After the final release of a module, a branch should be created to host further stable development. Please use name in the sucrose-XXX form (for example sucrose-0.82). Each module maintainer is responsible to inform the sugar-devel@lists.sugarlabs.org and localization@lists.laptop.org lists about the branch.

You can create a remote branch like this:

git clone git+ssh://dev.laptop.org/git/sugar
cd sugar
git branch sucrose-0.82
git push origin sucrose-0.82

And to work on it:

git clone git+ssh://dev.laptop.org/git/sugar
git checkout -b sucrose-0.82 origin/sucrose-0.82
git pull

Roadmap

The DevelopmentTeam/Release/Roadmap is updated at the beginning of each release cycle by the release team. It includes:

  • Detailed schedule of release dates and freeze points.
  • List of modules and external dependencies.
  • Reference to all the tickets considered for the release.
  • References to the new feature proposals.

Bug triaging

Module maintainers should ensure that their plans for the release are clearly reflected in the bug tracking system. They are responsible to set milestones and priorities accordingly, in cooperation with the release and the QA teams.

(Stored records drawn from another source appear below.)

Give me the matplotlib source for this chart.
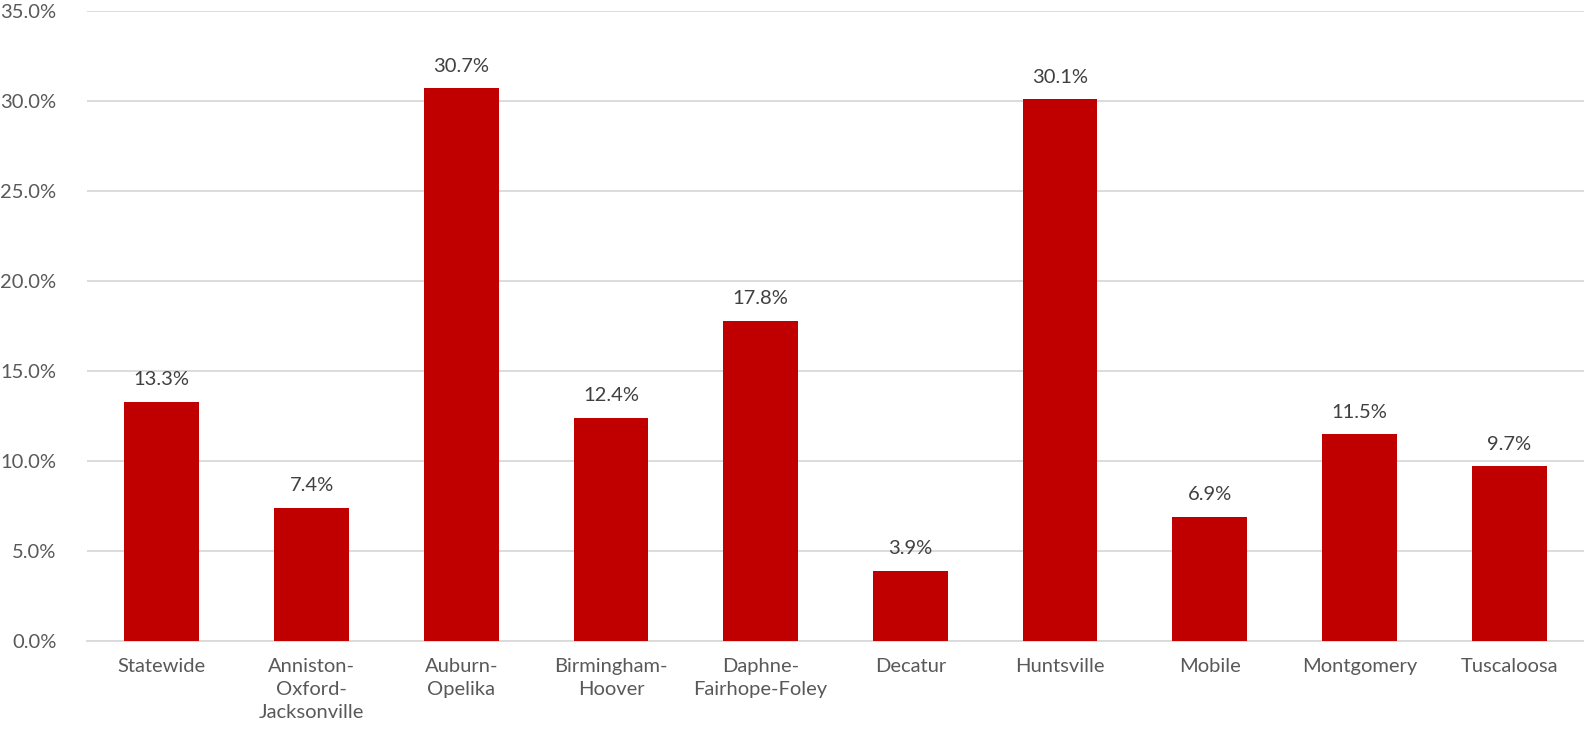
import matplotlib
matplotlib.use("Agg")
import matplotlib.pyplot as plt
from matplotlib.ticker import FuncFormatter, MultipleLocator

categories = ["Statewide", "Anniston-\nOxford-\nJacksonville", "Auburn-\nOpelika",
              "Birmingham-\nHoover", "Daphne-\nFairhope-Foley", "Decatur", "Huntsville",
              "Mobile", "Montgomery", "Tuscaloosa"]
values = [13.3, 7.4, 30.7, 12.4, 17.8, 3.9, 30.1, 6.9, 11.5, 9.7]

plt.rcParams['font.family'] = ['Lato', 'DejaVu Sans']
text_color = "#595959"

fig = plt.figure(figsize=(15.84, 7.45), dpi=100)
ax = fig.add_axes([87/1584, (745-641)/745, 1 - 87/1584, (641-11)/745])

x = list(range(len(categories)))
bars = ax.bar(x, values, width=0.5, color="#C00000", zorder=3)
for xi, v in zip(x, values):
    ax.text(xi, v + 0.75, f"{v:.1f}%", ha="center", va="bottom", fontsize=14.5, color="#404040")

ax.set_xlim(-0.5, len(categories) - 0.5)
ax.set_ylim(0, 35)
ax.yaxis.set_major_locator(MultipleLocator(5))
ax.yaxis.set_major_formatter(FuncFormatter(lambda v, p: f"{v:.1f}%"))
ax.grid(axis="y", color="#D9D9D9", linewidth=1.3, zorder=0)
ax.set_axisbelow(True)
for s in ["top", "right", "left"]:
    ax.spines[s].set_visible(False)
ax.spines["bottom"].set_color("#D9D9D9")
ax.spines["bottom"].set_linewidth(1.3)
ax.tick_params(axis="both", length=0, labelsize=14.5, colors=text_color)
ax.tick_params(axis="y", pad=22)
ax.tick_params(axis="x", pad=12)
ax.set_xticks(x)
ax.set_xticklabels(categories, linespacing=1.45, va="top")

fig.savefig("out.png", dpi=100)
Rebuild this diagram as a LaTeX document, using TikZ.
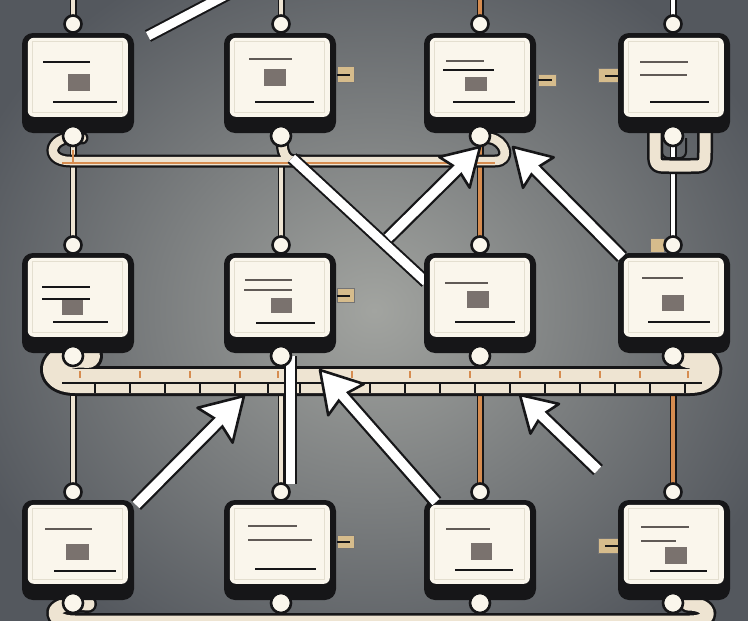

Each commit or set of commit should have a ticket associated. The ticket number should be always mentioned in the git log and is used to automatically build the list of module changes for the releases.

Automation

TBD Many of the steps described in this document can be easily automated for maintainers which are using the Sugar Labs infrastructure and for the release team. Though as a first pass we want to get the workflow right, even if it involves more manual step than strictly required.